Directions for this task:
Repeat, please, only the lines from the top of the data down to the line with "28, 7, 17, 5, 62, 88, 14, 15];"; include both of those lines.

Source material:

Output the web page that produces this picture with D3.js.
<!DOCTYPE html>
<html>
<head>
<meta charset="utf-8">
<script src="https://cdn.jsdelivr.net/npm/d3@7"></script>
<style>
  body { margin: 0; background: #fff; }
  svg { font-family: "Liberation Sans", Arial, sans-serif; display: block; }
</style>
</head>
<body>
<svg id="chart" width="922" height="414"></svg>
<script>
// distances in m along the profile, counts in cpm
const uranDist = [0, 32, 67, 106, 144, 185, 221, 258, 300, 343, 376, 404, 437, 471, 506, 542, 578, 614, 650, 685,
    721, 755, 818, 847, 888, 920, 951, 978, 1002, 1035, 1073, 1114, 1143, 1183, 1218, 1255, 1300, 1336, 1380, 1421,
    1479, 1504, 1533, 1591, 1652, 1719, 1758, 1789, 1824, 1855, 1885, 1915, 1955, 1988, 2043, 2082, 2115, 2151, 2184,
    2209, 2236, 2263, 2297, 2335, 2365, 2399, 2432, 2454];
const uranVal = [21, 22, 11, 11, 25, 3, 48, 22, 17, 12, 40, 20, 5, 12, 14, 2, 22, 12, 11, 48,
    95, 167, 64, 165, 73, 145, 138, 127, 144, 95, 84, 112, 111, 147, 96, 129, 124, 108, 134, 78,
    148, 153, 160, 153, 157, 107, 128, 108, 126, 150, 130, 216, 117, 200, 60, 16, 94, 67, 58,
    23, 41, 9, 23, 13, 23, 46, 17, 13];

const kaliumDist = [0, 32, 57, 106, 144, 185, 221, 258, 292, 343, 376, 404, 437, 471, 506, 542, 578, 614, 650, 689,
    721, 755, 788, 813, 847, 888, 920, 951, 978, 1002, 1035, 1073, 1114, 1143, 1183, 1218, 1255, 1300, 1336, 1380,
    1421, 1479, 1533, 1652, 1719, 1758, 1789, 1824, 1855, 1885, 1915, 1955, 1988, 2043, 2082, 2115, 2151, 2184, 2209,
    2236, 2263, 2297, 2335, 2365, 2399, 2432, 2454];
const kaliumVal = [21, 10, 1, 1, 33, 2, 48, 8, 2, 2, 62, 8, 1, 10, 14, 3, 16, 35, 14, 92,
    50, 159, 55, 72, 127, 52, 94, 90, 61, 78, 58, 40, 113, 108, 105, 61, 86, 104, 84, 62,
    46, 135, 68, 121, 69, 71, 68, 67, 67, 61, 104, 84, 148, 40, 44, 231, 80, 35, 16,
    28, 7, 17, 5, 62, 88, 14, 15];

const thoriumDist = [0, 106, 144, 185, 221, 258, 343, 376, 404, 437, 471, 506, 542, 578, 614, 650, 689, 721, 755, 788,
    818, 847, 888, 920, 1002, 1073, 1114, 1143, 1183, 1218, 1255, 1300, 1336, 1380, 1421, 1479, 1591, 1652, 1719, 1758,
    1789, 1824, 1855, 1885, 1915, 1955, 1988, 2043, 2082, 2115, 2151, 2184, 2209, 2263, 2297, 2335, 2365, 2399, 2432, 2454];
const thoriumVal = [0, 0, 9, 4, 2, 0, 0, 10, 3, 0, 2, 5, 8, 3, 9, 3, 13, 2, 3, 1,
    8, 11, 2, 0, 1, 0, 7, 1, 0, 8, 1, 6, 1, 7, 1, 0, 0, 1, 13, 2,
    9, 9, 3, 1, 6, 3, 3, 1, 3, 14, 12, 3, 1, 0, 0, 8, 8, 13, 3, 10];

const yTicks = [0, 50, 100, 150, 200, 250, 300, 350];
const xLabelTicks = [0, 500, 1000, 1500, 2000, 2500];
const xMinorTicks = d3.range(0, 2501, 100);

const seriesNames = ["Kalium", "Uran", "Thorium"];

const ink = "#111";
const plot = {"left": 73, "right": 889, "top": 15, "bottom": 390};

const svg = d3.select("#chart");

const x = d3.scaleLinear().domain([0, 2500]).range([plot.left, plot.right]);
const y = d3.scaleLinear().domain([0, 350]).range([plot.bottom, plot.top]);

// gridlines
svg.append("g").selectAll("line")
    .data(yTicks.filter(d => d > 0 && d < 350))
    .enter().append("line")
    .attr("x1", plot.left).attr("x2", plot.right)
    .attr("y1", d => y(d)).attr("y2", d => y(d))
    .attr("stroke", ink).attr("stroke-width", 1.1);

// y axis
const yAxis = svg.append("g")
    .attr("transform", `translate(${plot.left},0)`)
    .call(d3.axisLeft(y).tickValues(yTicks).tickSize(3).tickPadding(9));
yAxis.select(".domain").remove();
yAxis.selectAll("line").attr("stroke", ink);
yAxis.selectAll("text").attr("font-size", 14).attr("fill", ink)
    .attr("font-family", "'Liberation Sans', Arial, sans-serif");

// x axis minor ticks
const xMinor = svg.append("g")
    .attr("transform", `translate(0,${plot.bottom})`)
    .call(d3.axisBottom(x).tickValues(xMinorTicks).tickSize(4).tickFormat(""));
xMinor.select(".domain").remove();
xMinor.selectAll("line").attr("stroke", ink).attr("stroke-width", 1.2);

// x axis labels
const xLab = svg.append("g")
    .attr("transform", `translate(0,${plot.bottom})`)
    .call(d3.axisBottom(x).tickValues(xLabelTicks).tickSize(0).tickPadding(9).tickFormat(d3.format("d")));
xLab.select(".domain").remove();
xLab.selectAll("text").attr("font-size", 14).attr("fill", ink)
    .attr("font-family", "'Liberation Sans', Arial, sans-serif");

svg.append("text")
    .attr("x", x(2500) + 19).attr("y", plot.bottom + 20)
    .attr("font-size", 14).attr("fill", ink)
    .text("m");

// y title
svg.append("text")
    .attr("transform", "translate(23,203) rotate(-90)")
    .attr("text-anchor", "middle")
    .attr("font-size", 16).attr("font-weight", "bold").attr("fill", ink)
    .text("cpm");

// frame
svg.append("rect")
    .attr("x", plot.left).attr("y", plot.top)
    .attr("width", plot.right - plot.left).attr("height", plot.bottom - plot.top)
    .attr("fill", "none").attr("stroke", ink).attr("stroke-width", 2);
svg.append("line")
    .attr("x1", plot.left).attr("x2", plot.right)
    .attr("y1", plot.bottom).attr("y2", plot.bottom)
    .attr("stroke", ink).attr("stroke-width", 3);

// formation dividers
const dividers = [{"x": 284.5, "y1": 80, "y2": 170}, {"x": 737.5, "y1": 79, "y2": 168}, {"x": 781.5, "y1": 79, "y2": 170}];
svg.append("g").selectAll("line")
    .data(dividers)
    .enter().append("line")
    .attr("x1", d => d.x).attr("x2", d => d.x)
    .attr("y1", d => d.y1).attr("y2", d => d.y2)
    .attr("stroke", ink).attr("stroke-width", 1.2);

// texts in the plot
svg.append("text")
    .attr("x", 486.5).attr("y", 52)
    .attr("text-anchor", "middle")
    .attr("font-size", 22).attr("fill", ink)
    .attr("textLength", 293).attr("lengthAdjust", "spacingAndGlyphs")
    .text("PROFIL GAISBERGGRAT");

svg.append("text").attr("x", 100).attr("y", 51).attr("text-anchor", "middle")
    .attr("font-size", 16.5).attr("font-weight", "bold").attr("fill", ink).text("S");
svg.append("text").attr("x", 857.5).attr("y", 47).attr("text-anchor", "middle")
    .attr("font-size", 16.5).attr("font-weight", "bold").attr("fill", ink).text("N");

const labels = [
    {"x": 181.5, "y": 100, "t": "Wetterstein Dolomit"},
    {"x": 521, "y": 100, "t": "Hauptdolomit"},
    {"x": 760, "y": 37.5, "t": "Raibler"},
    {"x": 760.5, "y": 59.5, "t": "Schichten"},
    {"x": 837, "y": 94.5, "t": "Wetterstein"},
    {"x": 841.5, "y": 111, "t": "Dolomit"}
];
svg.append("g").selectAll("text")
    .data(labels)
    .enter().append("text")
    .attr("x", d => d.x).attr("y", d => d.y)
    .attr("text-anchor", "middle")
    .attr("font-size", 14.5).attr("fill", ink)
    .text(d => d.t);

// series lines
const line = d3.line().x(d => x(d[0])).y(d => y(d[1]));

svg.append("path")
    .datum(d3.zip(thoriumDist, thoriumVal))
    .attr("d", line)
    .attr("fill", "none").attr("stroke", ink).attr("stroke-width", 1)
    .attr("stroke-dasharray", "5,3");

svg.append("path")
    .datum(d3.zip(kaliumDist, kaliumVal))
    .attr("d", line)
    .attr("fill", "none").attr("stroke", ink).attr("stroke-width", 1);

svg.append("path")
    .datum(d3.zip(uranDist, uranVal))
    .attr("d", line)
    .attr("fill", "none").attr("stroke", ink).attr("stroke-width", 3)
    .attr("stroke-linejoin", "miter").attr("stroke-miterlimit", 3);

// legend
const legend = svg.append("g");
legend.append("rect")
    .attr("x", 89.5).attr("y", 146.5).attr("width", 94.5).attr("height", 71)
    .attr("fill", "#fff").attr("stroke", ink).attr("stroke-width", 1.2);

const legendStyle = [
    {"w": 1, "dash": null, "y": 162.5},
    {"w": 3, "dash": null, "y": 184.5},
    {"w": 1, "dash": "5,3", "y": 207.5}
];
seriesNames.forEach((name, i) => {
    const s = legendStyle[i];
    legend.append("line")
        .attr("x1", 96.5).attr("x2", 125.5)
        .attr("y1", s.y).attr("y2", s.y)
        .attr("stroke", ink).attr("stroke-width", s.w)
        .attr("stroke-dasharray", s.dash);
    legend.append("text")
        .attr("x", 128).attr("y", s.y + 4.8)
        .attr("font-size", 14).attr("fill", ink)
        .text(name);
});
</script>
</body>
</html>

Reply:
Output the web page that produces this picture with D3.js.
<!DOCTYPE html>
<html>
<head>
<meta charset="utf-8">
<script src="https://cdn.jsdelivr.net/npm/d3@7"></script>
<style>
  body { margin: 0; background: #fff; }
  svg { font-family: "Liberation Sans", Arial, sans-serif; display: block; }
</style>
</head>
<body>
<svg id="chart" width="922" height="414"></svg>
<script>
// distances in m along the profile, counts in cpm
const uranDist = [0, 32, 67, 106, 144, 185, 221, 258, 300, 343, 376, 404, 437, 471, 506, 542, 578, 614, 650, 685,
    721, 755, 818, 847, 888, 920, 951, 978, 1002, 1035, 1073, 1114, 1143, 1183, 1218, 1255, 1300, 1336, 1380, 1421,
    1479, 1504, 1533, 1591, 1652, 1719, 1758, 1789, 1824, 1855, 1885, 1915, 1955, 1988, 2043, 2082, 2115, 2151, 2184,
    2209, 2236, 2263, 2297, 2335, 2365, 2399, 2432, 2454];
const uranVal = [21, 22, 11, 11, 25, 3, 48, 22, 17, 12, 40, 20, 5, 12, 14, 2, 22, 12, 11, 48,
    95, 167, 64, 165, 73, 145, 138, 127, 144, 95, 84, 112, 111, 147, 96, 129, 124, 108, 134, 78,
    148, 153, 160, 153, 157, 107, 128, 108, 126, 150, 130, 216, 117, 200, 60, 16, 94, 67, 58,
    23, 41, 9, 23, 13, 23, 46, 17, 13];

const kaliumDist = [0, 32, 57, 106, 144, 185, 221, 258, 292, 343, 376, 404, 437, 471, 506, 542, 578, 614, 650, 689,
    721, 755, 788, 813, 847, 888, 920, 951, 978, 1002, 1035, 1073, 1114, 1143, 1183, 1218, 1255, 1300, 1336, 1380,
    1421, 1479, 1533, 1652, 1719, 1758, 1789, 1824, 1855, 1885, 1915, 1955, 1988, 2043, 2082, 2115, 2151, 2184, 2209,
    2236, 2263, 2297, 2335, 2365, 2399, 2432, 2454];
const kaliumVal = [21, 10, 1, 1, 33, 2, 48, 8, 2, 2, 62, 8, 1, 10, 14, 3, 16, 35, 14, 92,
    50, 159, 55, 72, 127, 52, 94, 90, 61, 78, 58, 40, 113, 108, 105, 61, 86, 104, 84, 62,
    46, 135, 68, 121, 69, 71, 68, 67, 67, 61, 104, 84, 148, 40, 44, 231, 80, 35, 16,
    28, 7, 17, 5, 62, 88, 14, 15];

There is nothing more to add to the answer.